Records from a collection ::
^^^^^^^^

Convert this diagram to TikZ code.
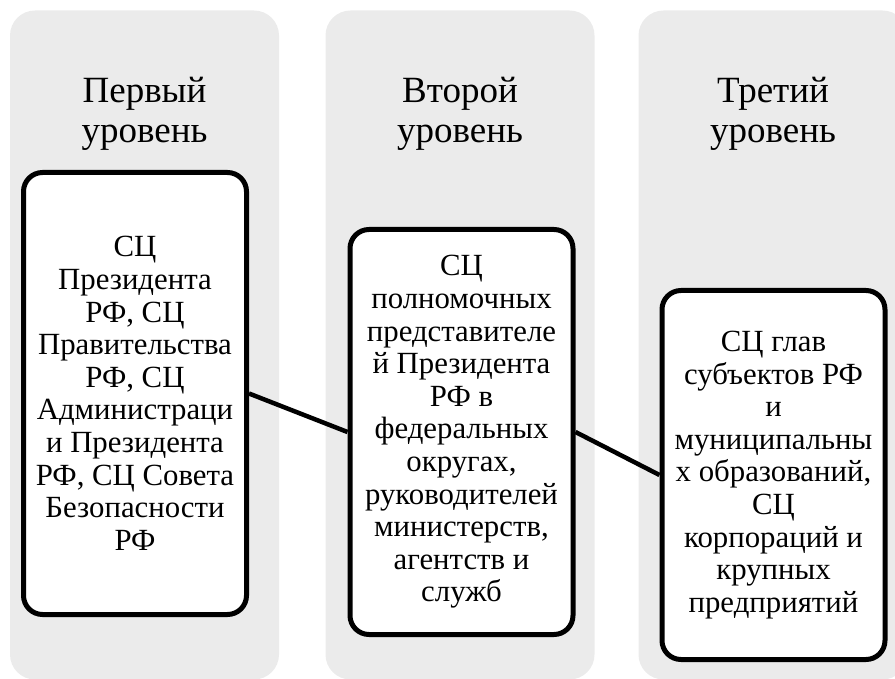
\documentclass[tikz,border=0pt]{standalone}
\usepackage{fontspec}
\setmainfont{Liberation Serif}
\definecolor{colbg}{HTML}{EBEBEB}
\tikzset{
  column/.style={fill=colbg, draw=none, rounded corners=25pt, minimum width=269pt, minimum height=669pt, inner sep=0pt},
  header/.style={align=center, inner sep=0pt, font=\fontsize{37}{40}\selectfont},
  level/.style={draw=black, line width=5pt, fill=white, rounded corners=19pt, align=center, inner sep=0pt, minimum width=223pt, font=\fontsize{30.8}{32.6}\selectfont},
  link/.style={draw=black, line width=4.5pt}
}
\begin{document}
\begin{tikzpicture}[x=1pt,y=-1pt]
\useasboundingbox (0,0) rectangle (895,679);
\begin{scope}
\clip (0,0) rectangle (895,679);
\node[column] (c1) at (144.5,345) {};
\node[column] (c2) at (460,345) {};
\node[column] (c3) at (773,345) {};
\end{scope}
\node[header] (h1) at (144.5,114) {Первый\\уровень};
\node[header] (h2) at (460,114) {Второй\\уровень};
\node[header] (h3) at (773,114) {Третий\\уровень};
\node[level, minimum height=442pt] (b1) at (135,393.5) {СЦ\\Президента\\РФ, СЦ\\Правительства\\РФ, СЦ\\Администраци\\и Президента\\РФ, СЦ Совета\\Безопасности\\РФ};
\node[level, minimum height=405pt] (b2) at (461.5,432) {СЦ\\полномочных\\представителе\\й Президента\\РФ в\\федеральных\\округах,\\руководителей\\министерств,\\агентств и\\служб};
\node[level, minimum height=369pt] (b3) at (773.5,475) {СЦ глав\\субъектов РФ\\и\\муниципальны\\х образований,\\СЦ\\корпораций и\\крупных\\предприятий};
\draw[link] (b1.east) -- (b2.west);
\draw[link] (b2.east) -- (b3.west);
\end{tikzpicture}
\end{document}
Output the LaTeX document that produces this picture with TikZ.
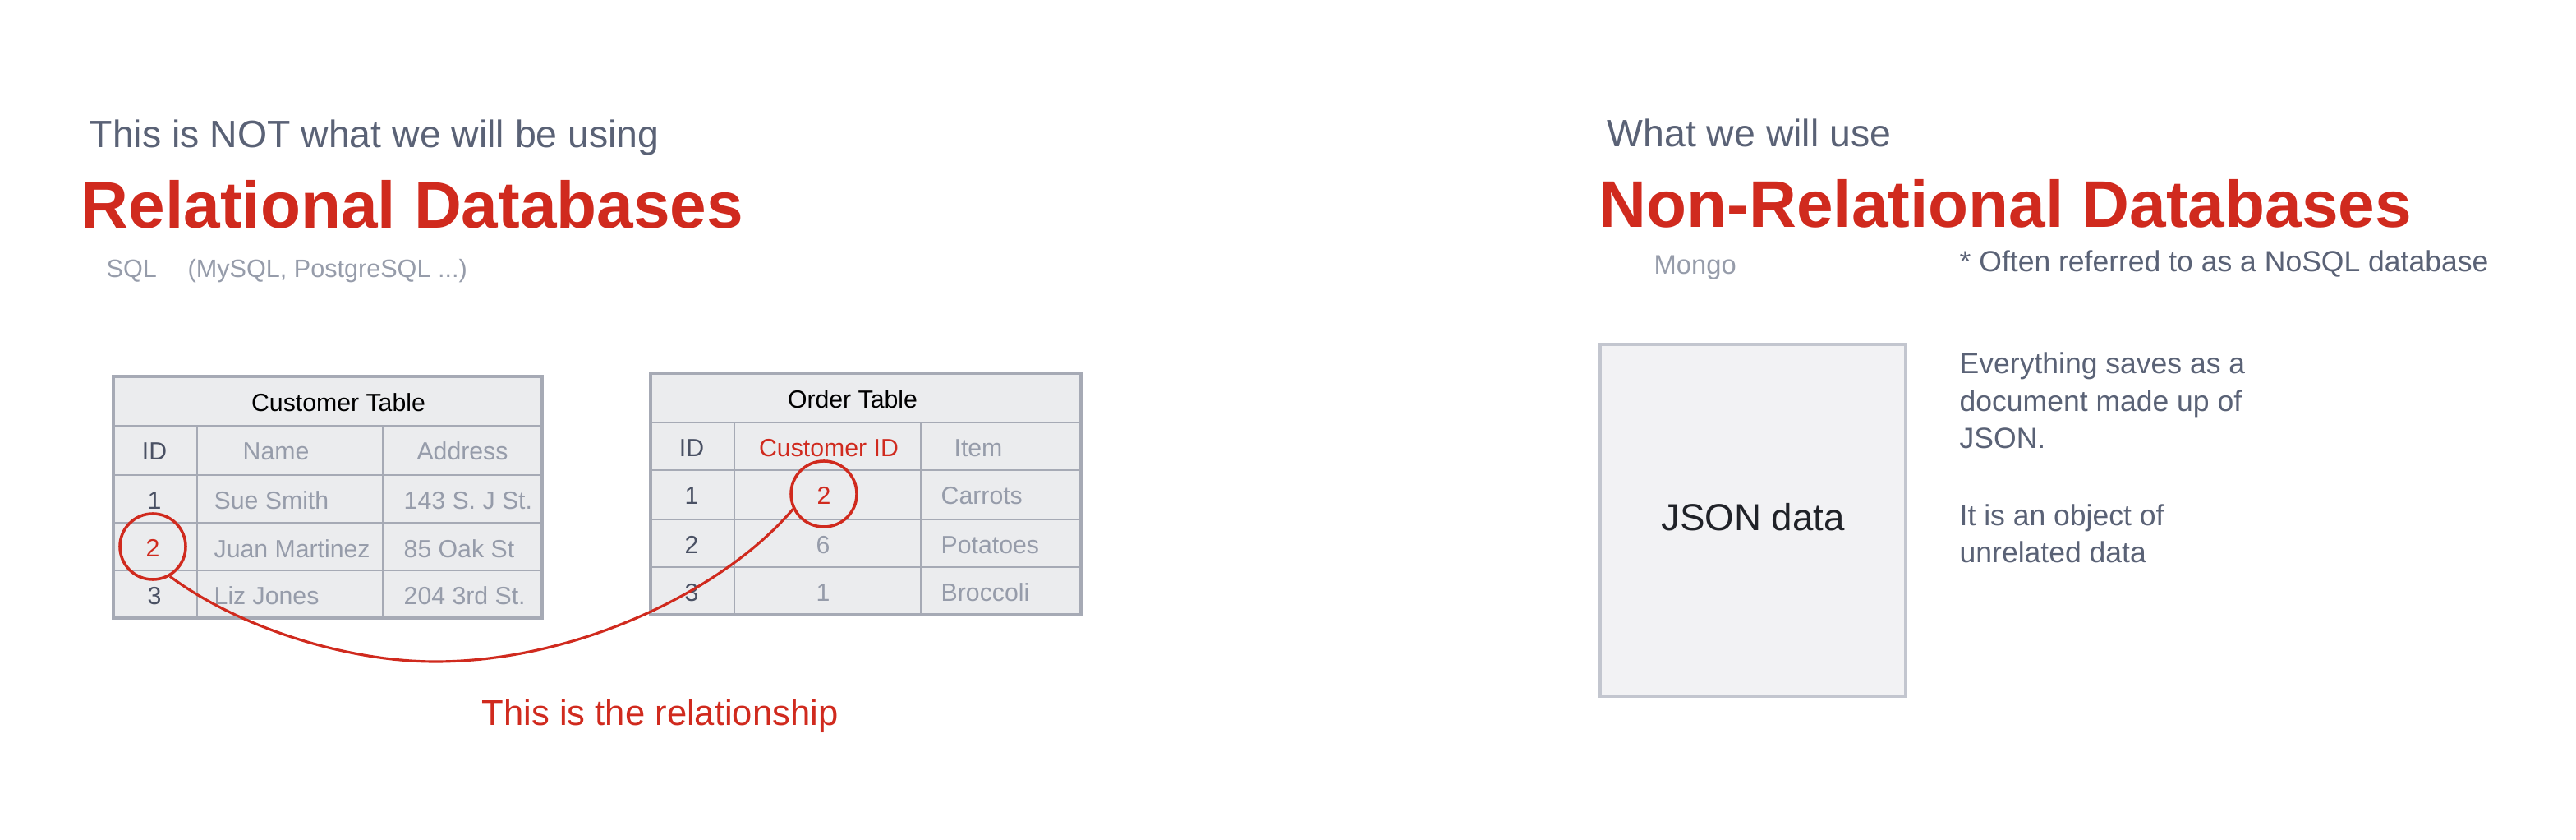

^^^^^^^^

TASK STATEMENT ::
Extract all the data above exactly, excluding every picture.

EXERCISE ANSWER ::
Convert this diagram to TikZ code.
\documentclass[tikz,border=0pt]{standalone}
\usepackage{fontspec}
\setmainfont{Liberation Serif}
\definecolor{colbg}{HTML}{EBEBEB}
\tikzset{
  column/.style={fill=colbg, draw=none, rounded corners=25pt, minimum width=269pt, minimum height=669pt, inner sep=0pt},
  header/.style={align=center, inner sep=0pt, font=\fontsize{37}{40}\selectfont},
  level/.style={draw=black, line width=5pt, fill=white, rounded corners=19pt, align=center, inner sep=0pt, minimum width=223pt, font=\fontsize{30.8}{32.6}\selectfont},
  link/.style={draw=black, line width=4.5pt}
}
\begin{document}
\begin{tikzpicture}[x=1pt,y=-1pt]
\useasboundingbox (0,0) rectangle (895,679);
\begin{scope}
\clip (0,0) rectangle (895,679);
\node[column] (c1) at (144.5,345) {};
\node[column] (c2) at (460,345) {};
\node[column] (c3) at (773,345) {};
\end{scope}
\node[header] (h1) at (144.5,114) {Первый\\уровень};
\node[header] (h2) at (460,114) {Второй\\уровень};
\node[header] (h3) at (773,114) {Третий\\уровень};
\node[level, minimum height=442pt] (b1) at (135,393.5) {СЦ\\Президента\\РФ, СЦ\\Правительства\\РФ, СЦ\\Администраци\\и Президента\\РФ, СЦ Совета\\Безопасности\\РФ};
\node[level, minimum height=405pt] (b2) at (461.5,432) {СЦ\\полномочных\\представителе\\й Президента\\РФ в\\федеральных\\округах,\\руководителей\\министерств,\\агентств и\\служб};
\node[level, minimum height=369pt] (b3) at (773.5,475) {СЦ глав\\субъектов РФ\\и\\муниципальны\\х образований,\\СЦ\\корпораций и\\крупных\\предприятий};
\draw[link] (b1.east) -- (b2.west);
\draw[link] (b2.east) -- (b3.west);
\end{tikzpicture}
\end{document}
Output the LaTeX document that produces this picture with TikZ.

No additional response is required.